What really got me, was at the end of the show, Paikin said, ‘Mark, I’ll give you the last word’, and all three students started shrieking, clearly seeing in that decision another slight and another excuse to wallow in victimhood. Unbelievable. Paikin – by his standards – showed a bit of temper, and said, ‘Give me a break, will you?’ or something along those lines…
Finally, watching the two women last night, reminded me somewhat of my experience at the PLO offices in Ramallah, in July of 2005, shortly before the Israeli disengagement from Gaza. The PLO officials we (a group of Canadian journalists) met with trotted out a very western looking woman – beautiful, as were the two on TVO last night – to join in on the meeting. By the end of the meeting, it became clear that the only thing western about her was her appearance. I don’t think I can say entirely the same thing about the women last night, but there was something similar about the situation. Their looks were western, but their words didn’t match up.
Wow, was that the longest hour in TVO history or what? You could tell Steyn was ready to blow a fuse during the first three seconds… Lots and lots of very ‘unCanadian’ yelling, which frankly I enjoyed enormously… I don’t see how you can blame Steyn since this was his first face-to-face encounter with the twerps who are costing him six figures in legal fees.
My e-mail ranges from ‘My TV set needs an exorcism and I need a Valium’ to ‘Best 60 minutes of Canadian television EVER!’
Unintentionally funniest line of the night:
Mohammed Elmasry declined our invitation to appear on tonight’s program…
While Angry Chick on the Left takes home the We Don’t Get The Whole ‘Irony’ Thing ribbon for:
What Mark Steyn really wants is to become a martyr!
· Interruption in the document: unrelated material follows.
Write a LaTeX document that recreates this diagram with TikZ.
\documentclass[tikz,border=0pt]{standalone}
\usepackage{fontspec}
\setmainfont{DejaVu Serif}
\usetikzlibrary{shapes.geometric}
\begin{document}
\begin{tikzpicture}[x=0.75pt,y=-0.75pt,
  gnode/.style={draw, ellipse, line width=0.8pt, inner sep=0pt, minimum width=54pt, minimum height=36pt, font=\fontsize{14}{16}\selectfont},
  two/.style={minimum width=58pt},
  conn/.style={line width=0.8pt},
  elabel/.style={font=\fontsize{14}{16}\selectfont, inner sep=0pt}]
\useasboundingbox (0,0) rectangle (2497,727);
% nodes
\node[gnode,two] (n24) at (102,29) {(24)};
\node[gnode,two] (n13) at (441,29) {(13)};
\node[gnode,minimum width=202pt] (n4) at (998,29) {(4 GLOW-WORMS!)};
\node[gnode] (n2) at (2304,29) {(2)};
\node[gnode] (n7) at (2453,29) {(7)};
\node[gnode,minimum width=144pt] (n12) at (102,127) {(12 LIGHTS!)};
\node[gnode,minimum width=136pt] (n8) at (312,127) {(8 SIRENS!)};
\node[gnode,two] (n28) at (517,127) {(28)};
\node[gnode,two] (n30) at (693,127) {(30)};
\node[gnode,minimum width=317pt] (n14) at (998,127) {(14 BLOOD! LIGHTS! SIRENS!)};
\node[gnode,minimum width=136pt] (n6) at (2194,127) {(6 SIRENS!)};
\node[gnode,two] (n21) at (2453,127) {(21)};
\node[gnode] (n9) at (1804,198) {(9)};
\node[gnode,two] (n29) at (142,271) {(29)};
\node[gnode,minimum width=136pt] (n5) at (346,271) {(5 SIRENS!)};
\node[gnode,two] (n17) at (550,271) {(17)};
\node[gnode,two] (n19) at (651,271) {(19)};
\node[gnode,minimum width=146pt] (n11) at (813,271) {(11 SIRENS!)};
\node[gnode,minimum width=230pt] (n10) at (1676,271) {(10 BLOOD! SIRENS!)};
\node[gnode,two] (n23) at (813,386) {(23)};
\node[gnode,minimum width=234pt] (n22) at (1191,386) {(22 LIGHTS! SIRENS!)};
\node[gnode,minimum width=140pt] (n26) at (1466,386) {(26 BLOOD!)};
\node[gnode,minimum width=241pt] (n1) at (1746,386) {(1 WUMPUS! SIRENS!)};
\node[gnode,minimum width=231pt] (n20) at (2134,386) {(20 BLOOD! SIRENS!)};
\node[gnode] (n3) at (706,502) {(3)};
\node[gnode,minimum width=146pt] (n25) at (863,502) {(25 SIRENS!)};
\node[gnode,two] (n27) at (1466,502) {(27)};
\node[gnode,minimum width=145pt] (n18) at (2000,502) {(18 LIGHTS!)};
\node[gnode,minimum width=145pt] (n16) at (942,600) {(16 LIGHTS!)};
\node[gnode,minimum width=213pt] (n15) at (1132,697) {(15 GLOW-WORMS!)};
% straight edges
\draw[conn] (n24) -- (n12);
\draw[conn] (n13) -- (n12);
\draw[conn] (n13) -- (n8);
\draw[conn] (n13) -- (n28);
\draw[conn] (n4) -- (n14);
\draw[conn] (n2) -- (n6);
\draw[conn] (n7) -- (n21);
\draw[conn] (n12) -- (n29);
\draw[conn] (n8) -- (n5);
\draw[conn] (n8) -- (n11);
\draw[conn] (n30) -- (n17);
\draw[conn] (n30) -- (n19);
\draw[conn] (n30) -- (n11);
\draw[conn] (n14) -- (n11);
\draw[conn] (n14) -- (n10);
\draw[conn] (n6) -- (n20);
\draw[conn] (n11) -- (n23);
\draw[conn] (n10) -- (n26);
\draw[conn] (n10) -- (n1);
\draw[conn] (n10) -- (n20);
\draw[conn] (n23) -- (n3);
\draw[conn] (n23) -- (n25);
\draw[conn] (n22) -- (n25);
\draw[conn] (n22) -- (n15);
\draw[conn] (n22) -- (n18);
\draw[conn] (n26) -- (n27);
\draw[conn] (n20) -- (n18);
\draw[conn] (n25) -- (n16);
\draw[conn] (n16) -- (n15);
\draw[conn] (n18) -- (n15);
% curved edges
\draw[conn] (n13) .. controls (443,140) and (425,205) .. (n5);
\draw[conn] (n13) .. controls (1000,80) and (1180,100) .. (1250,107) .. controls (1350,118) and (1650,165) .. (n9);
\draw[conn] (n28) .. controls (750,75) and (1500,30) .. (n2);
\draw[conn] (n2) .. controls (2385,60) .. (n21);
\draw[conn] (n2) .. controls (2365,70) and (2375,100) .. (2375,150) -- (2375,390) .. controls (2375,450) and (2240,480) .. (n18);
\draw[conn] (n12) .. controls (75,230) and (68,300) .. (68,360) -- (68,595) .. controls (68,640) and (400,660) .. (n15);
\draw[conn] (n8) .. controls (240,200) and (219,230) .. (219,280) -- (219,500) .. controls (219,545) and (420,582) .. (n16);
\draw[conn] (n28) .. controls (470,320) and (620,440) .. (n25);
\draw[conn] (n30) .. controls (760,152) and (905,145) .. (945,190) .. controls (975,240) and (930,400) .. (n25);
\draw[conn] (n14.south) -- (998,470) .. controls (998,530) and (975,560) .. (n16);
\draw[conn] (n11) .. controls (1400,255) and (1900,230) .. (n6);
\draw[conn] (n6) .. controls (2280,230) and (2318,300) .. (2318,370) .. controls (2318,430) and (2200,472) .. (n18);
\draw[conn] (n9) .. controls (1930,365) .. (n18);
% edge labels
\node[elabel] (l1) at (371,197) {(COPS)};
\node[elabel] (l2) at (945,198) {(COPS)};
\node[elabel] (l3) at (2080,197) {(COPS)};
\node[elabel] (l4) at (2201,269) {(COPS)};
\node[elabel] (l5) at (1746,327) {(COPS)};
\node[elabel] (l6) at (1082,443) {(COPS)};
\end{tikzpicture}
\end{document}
Now I have to go clean the spittle off my TV screen.
WELL, WE DID the TVO show and I doubt it was Must-See TV, even by the standards of Canadian public broadcasting. I succeeded in bouncing the Sock Puppets into agreeing to a face-to-face discussion, though it wasn’t my finest hour or theirs. I believe the final words of the show were me saying, “Do you wanna go to dinner?”, and Khurrum Awan yelling back, “No.”